And then he starts listing everything the city actually has: musicians, symphonies, theaters, filmmakers, writers, galleries, museums, contemporary dance, and independent cinema. His frustration is not with the arts community itself, but with how often people overlook it.  

A Civic Space 

McConnell speaks about the Yellowstone Art Museum with the protectiveness of someone who understands what public cultural spaces actually mean to a community. "The art museum in particular is a civic space," he says. "It's an open civic space." 

To him, that matters deeply in a world increasingly shaped by commercial spaces and shortened attention spans. The museum is free, accessible, and open to everyone.

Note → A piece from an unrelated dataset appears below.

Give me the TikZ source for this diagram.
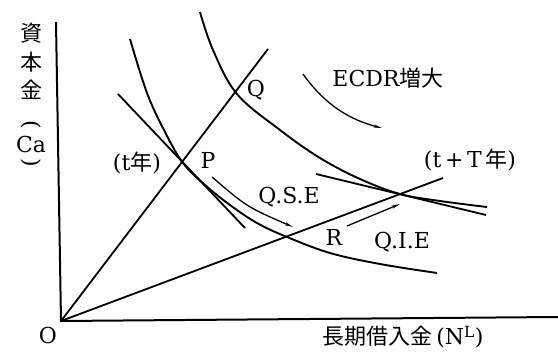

He talks enthusiastically about children's art exhibitions, permanent collections, rotating contemporary work, and the possibility that a painting might shift how someone sees both themselves and the place they live. 

"If you take a minute," he says, "you might discover something about what you're seeing and about yourself." 

That idea feels central not only to his philosophy about museums, but to his paintings themselves. They are less interested in delivering conclusions than in creating space for reflection. There are easier ways to paint the West. More marketable ways, too. Lean harder into nostalgia. Keep the cowboys clean and heroic. Let the imagery remain uncomplicated. McConnell has spent decades doing almost the opposite. His paintings acknowledge the mythology while simultaneously pulling it apart. They understand why Western imagery is seductive while also asking what exists underneath it: memory, performance, loneliness, masculinity, violence, beauty, and reinvention. 

And maybe that complexity is what makes the work feel so alive. Gordon McConnell does not paint the West as a finished story. He paints it as something still being argued with, reimagined, and emotionally unpacked in real time. 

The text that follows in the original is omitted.